◆ **Listing**
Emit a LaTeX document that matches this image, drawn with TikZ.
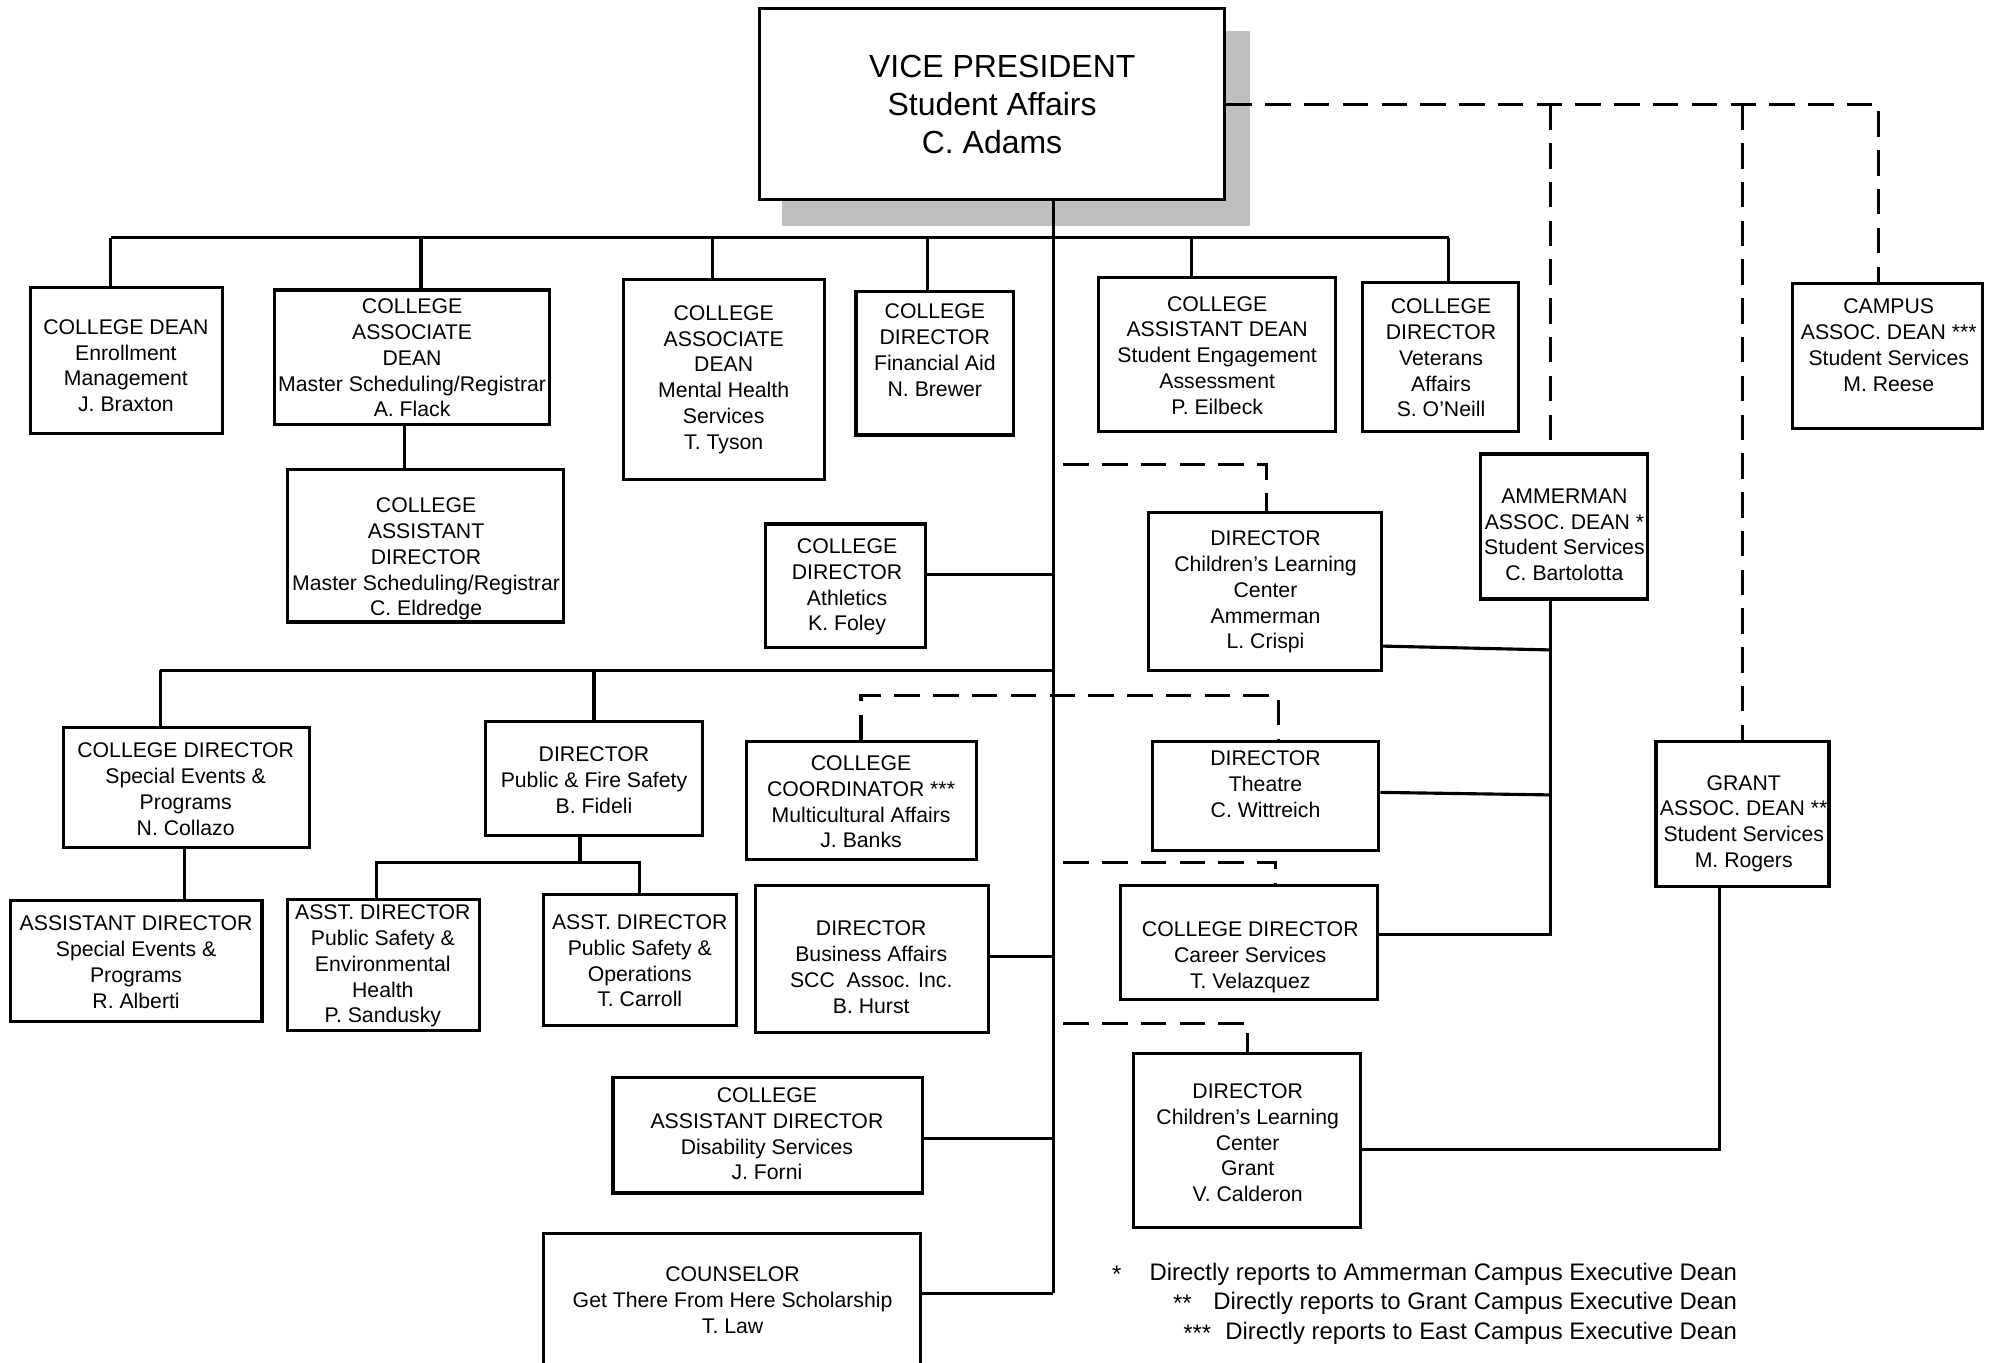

--

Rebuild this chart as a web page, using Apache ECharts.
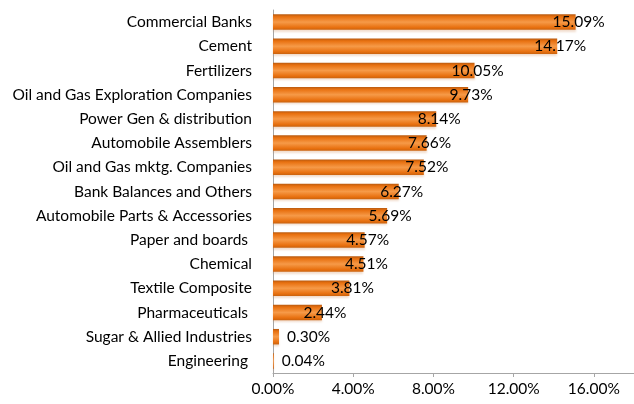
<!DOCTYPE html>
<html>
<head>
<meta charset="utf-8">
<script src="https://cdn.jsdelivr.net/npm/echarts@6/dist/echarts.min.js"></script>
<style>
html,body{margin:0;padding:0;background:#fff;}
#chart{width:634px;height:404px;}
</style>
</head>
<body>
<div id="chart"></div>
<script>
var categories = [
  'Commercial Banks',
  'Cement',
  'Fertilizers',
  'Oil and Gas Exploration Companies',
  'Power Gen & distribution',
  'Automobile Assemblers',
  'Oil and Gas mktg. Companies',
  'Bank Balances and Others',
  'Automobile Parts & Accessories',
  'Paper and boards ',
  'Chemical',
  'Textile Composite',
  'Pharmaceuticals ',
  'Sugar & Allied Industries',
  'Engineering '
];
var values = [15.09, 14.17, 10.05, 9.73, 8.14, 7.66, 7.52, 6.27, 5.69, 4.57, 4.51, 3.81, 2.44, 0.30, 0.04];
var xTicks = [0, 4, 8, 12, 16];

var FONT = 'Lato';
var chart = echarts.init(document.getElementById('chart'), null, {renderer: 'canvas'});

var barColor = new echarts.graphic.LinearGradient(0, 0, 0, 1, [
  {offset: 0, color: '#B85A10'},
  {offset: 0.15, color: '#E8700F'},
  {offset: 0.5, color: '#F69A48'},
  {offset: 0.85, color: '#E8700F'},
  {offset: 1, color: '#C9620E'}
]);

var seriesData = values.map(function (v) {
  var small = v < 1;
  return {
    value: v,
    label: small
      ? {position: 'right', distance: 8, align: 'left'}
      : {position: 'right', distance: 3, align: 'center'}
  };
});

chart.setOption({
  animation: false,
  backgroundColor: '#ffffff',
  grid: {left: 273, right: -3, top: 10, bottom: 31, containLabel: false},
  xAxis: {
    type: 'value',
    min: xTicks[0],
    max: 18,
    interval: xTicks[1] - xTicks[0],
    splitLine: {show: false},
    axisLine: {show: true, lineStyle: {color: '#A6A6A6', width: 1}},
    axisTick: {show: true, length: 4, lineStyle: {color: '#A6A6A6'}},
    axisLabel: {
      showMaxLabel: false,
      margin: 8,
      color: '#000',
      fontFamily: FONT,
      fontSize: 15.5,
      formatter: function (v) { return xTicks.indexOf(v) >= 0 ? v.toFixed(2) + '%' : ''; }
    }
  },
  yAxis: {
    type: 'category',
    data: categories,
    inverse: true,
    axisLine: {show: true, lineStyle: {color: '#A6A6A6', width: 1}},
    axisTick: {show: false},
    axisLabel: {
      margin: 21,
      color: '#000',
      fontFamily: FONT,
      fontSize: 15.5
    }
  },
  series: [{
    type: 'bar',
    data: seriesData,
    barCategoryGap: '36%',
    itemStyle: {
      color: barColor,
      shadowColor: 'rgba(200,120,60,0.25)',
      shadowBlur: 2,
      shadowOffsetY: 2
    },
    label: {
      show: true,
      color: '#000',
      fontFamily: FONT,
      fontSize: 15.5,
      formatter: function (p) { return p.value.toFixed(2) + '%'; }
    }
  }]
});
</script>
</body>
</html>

◆ **Given task**
Look above for the line with "Rebuild this chart", then print it and each line after it down to and including the line with "var xTicks = [0, 4, 8, 12, 16];". Leave out the pictures and keep the wording exact.

◆ **Response to the exercise**
Rebuild this chart as a web page, using Apache ECharts.
<!DOCTYPE html>
<html>
<head>
<meta charset="utf-8">
<script src="https://cdn.jsdelivr.net/npm/echarts@6/dist/echarts.min.js"></script>
<style>
html,body{margin:0;padding:0;background:#fff;}
#chart{width:634px;height:404px;}
</style>
</head>
<body>
<div id="chart"></div>
<script>
var categories = [
  'Commercial Banks',
  'Cement',
  'Fertilizers',
  'Oil and Gas Exploration Companies',
  'Power Gen & distribution',
  'Automobile Assemblers',
  'Oil and Gas mktg. Companies',
  'Bank Balances and Others',
  'Automobile Parts & Accessories',
  'Paper and boards ',
  'Chemical',
  'Textile Composite',
  'Pharmaceuticals ',
  'Sugar & Allied Industries',
  'Engineering '
];
var values = [15.09, 14.17, 10.05, 9.73, 8.14, 7.66, 7.52, 6.27, 5.69, 4.57, 4.51, 3.81, 2.44, 0.30, 0.04];
var xTicks = [0, 4, 8, 12, 16];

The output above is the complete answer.